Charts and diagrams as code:
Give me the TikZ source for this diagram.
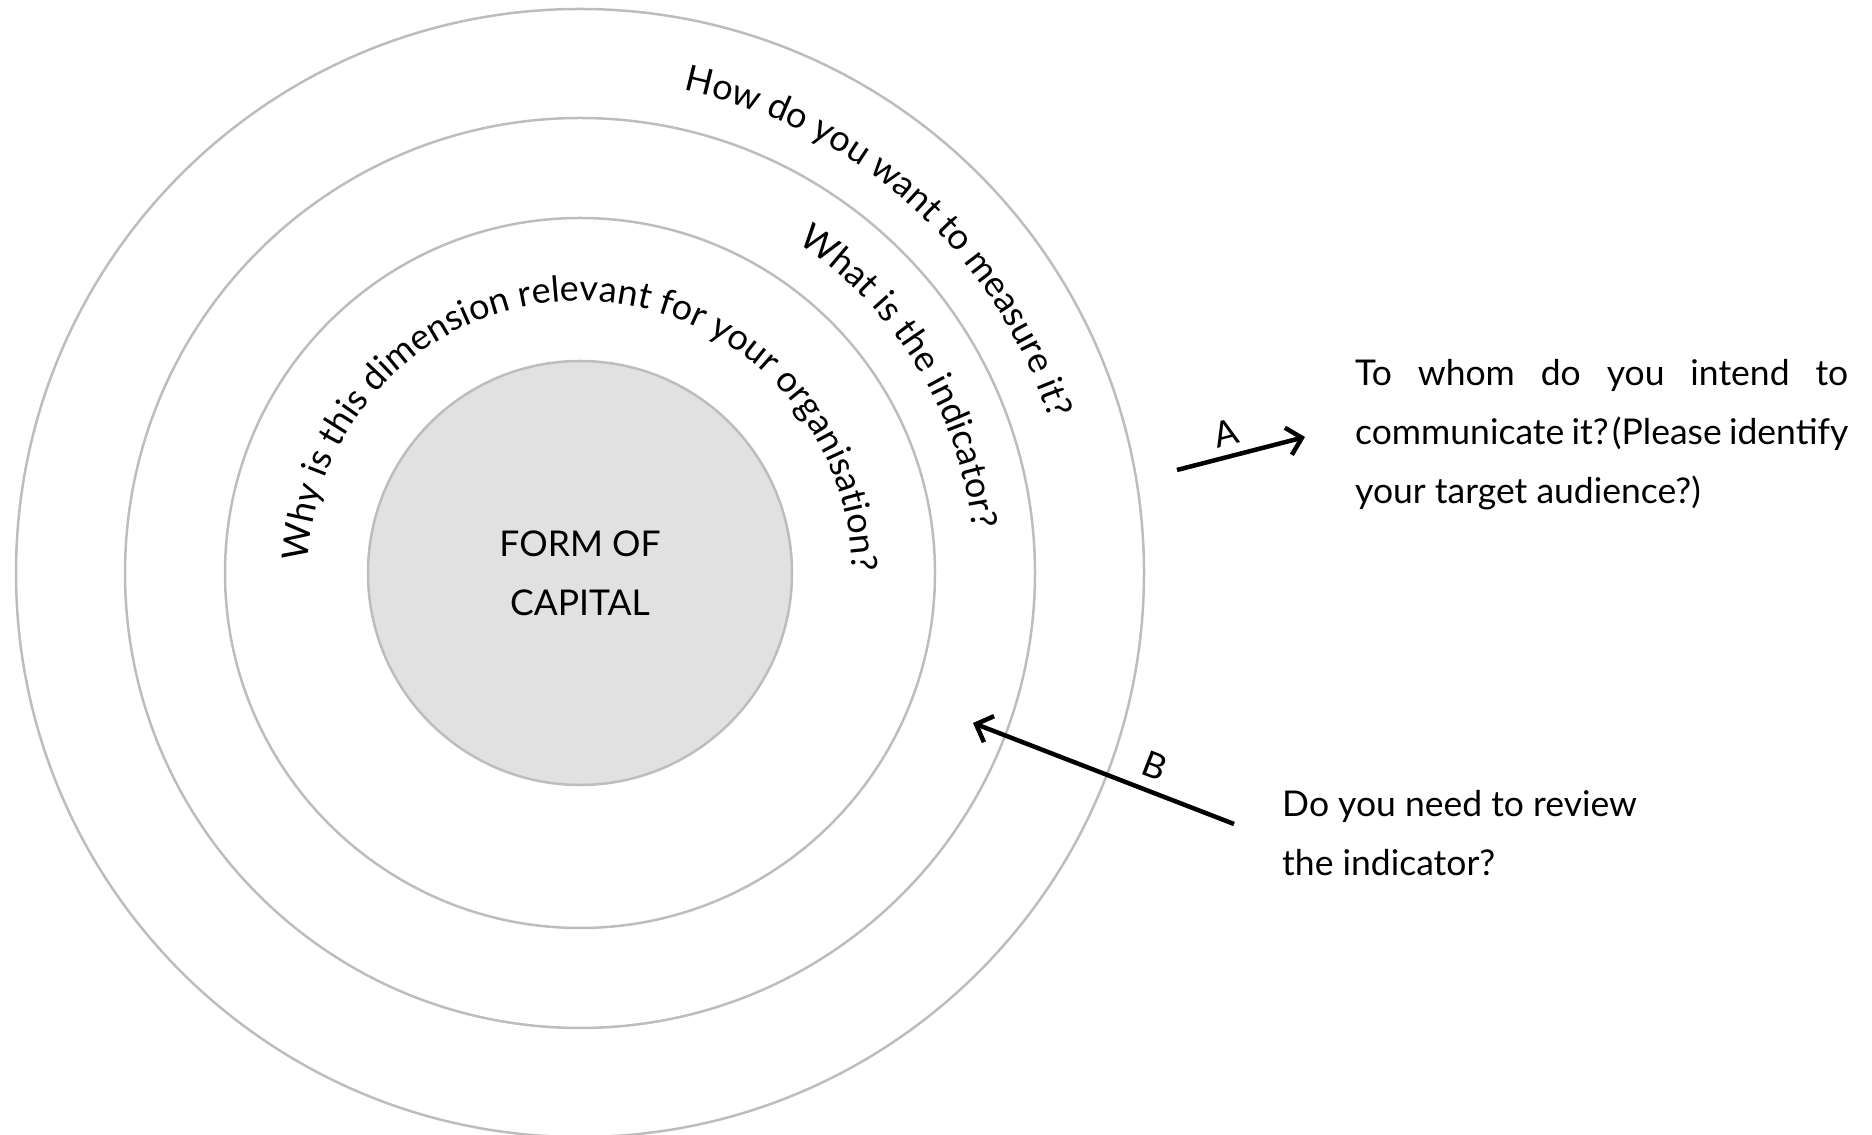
\documentclass[tikz,border=0pt]{standalone}
\usepackage{fontspec}
\setmainfont{Lato}
\usetikzlibrary{positioning,calc,arrows.meta,decorations.text}

\definecolor{ringgray}{HTML}{BDBDBD}
\definecolor{coregray}{HTML}{E1E1E1}

\tikzset{
  ring/.style={draw=ringgray,line width=2.5pt},
  question/.style={font=\fontsize{35.5}{59}\selectfont,inner sep=0pt},
  tag/.style={font=\fontsize{35.5}{40}\selectfont,inner sep=0pt,sloped},
  pointer/.style={line width=4.5pt},
  barb/.tip={Straight Barb[length=14pt,width=28pt]},
  curved/.style={decorate,decoration={text along path,text align=center,
      text={|\fontsize{36}{40}\selectfont|#1}}}
}

\begin{document}
\begin{tikzpicture}[x=1pt,y=1pt]
  \useasboundingbox (0,0) rectangle (1872,1135);
  \coordinate (C) at (580,562);
  % rings, outermost first
  \foreach \R in {564,455,355}
    \draw[ring] (C) circle[radius=\R];
  \draw[ring,fill=coregray] (C) circle[radius=212];
  \node[question,align=center] (core) at (C) {FORM OF\\CAPITAL};
  % questions written along the rings
  \path[curved={How do you want to measure it?}]
    ($(C)+(98:494)$) arc[start angle=98,end angle=-2,radius=494];
  \path[curved={What is the indicator?}]
    ($(C)+(80:395)$) arc[start angle=80,end angle=-17,radius=395];
  \path[curved={Why is this dimension relevant for your organisation?}]
    ($(C)+(189:272)$) arc[start angle=189,end angle=-11,radius=272];
  % questions outside
  \node[question,text width=493pt,align=justify,anchor=west] (reach) at (1355,700)
    {\hyphenpenalty=10000 To whom do you intend to\linebreak
     communicate it?\hspace{.1em}(Please identify\linebreak
     your target audience?)};
  \node[question,align=left,anchor=west] (review) at (1282,302)
    {Do you need to review\\the indicator?};
  % arrows
  \coordinate (A-tail) at (1177,665);
  \coordinate (A-head) at (1305,698);
  \draw[pointer,-barb] (A-tail) -- node[tag,pos=0.43,above=8pt] {A} (A-head);
  \coordinate (B-tail) at (1234,311);
  \coordinate (B-head) at (973,412);
  \draw[pointer,barb-] (B-head) -- node[tag,pos=0.66,above=11pt] {B} (B-tail);
\end{tikzpicture}
\end{document}
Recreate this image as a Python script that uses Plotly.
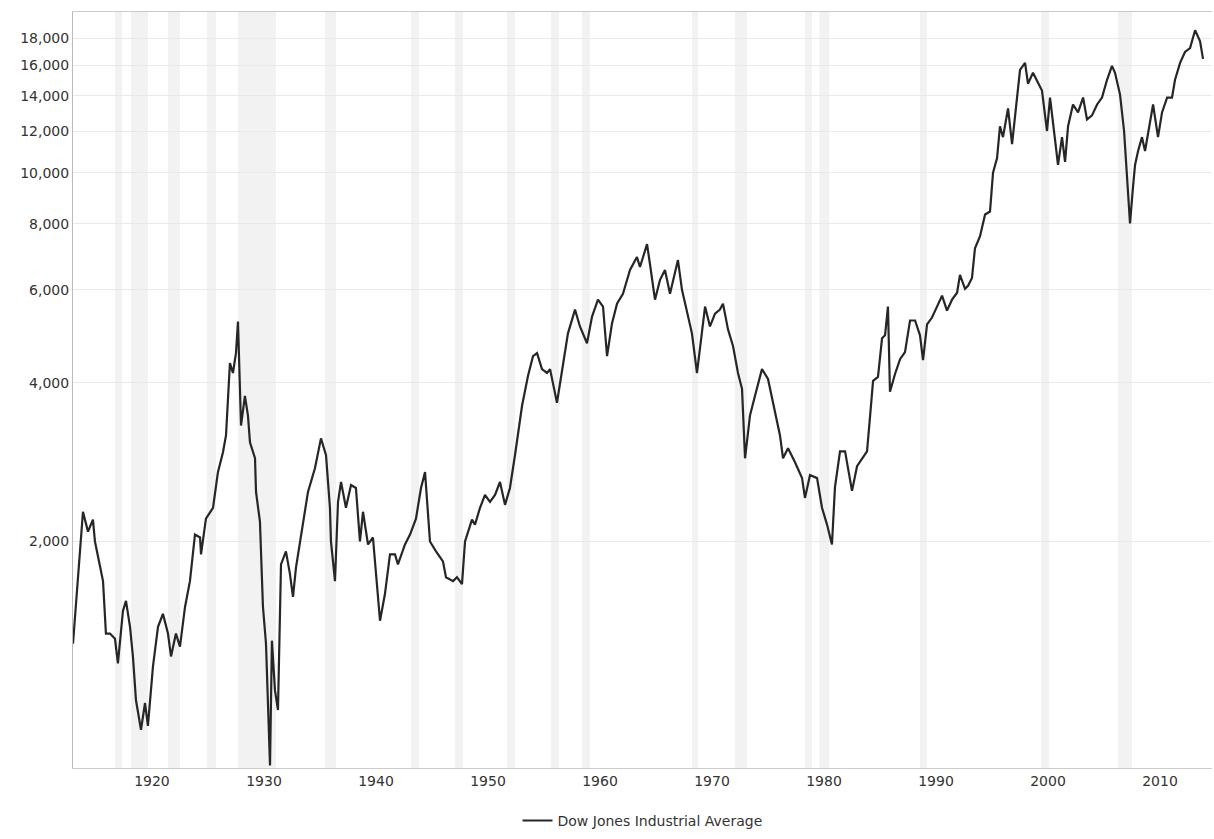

## Work to complete
Without the pictures, return all the records precisely as they stand.

## Response below
Give me the TikZ source for this diagram.
\documentclass[tikz,border=0pt]{standalone}
\usepackage{fontspec}
\setmainfont{Lato}
\usetikzlibrary{positioning,calc,arrows.meta,decorations.text}

\definecolor{ringgray}{HTML}{BDBDBD}
\definecolor{coregray}{HTML}{E1E1E1}

\tikzset{
  ring/.style={draw=ringgray,line width=2.5pt},
  question/.style={font=\fontsize{35.5}{59}\selectfont,inner sep=0pt},
  tag/.style={font=\fontsize{35.5}{40}\selectfont,inner sep=0pt,sloped},
  pointer/.style={line width=4.5pt},
  barb/.tip={Straight Barb[length=14pt,width=28pt]},
  curved/.style={decorate,decoration={text along path,text align=center,
      text={|\fontsize{36}{40}\selectfont|#1}}}
}

\begin{document}
\begin{tikzpicture}[x=1pt,y=1pt]
  \useasboundingbox (0,0) rectangle (1872,1135);
  \coordinate (C) at (580,562);
  % rings, outermost first
  \foreach \R in {564,455,355}
    \draw[ring] (C) circle[radius=\R];
  \draw[ring,fill=coregray] (C) circle[radius=212];
  \node[question,align=center] (core) at (C) {FORM OF\\CAPITAL};
  % questions written along the rings
  \path[curved={How do you want to measure it?}]
    ($(C)+(98:494)$) arc[start angle=98,end angle=-2,radius=494];
  \path[curved={What is the indicator?}]
    ($(C)+(80:395)$) arc[start angle=80,end angle=-17,radius=395];
  \path[curved={Why is this dimension relevant for your organisation?}]
    ($(C)+(189:272)$) arc[start angle=189,end angle=-11,radius=272];
  % questions outside
  \node[question,text width=493pt,align=justify,anchor=west] (reach) at (1355,700)
    {\hyphenpenalty=10000 To whom do you intend to\linebreak
     communicate it?\hspace{.1em}(Please identify\linebreak
     your target audience?)};
  \node[question,align=left,anchor=west] (review) at (1282,302)
    {Do you need to review\\the indicator?};
  % arrows
  \coordinate (A-tail) at (1177,665);
  \coordinate (A-head) at (1305,698);
  \draw[pointer,-barb] (A-tail) -- node[tag,pos=0.43,above=8pt] {A} (A-head);
  \coordinate (B-tail) at (1234,311);
  \coordinate (B-head) at (973,412);
  \draw[pointer,barb-] (B-head) -- node[tag,pos=0.66,above=11pt] {B} (B-tail);
\end{tikzpicture}
\end{document}
Recreate this image as a Python script that uses Plotly.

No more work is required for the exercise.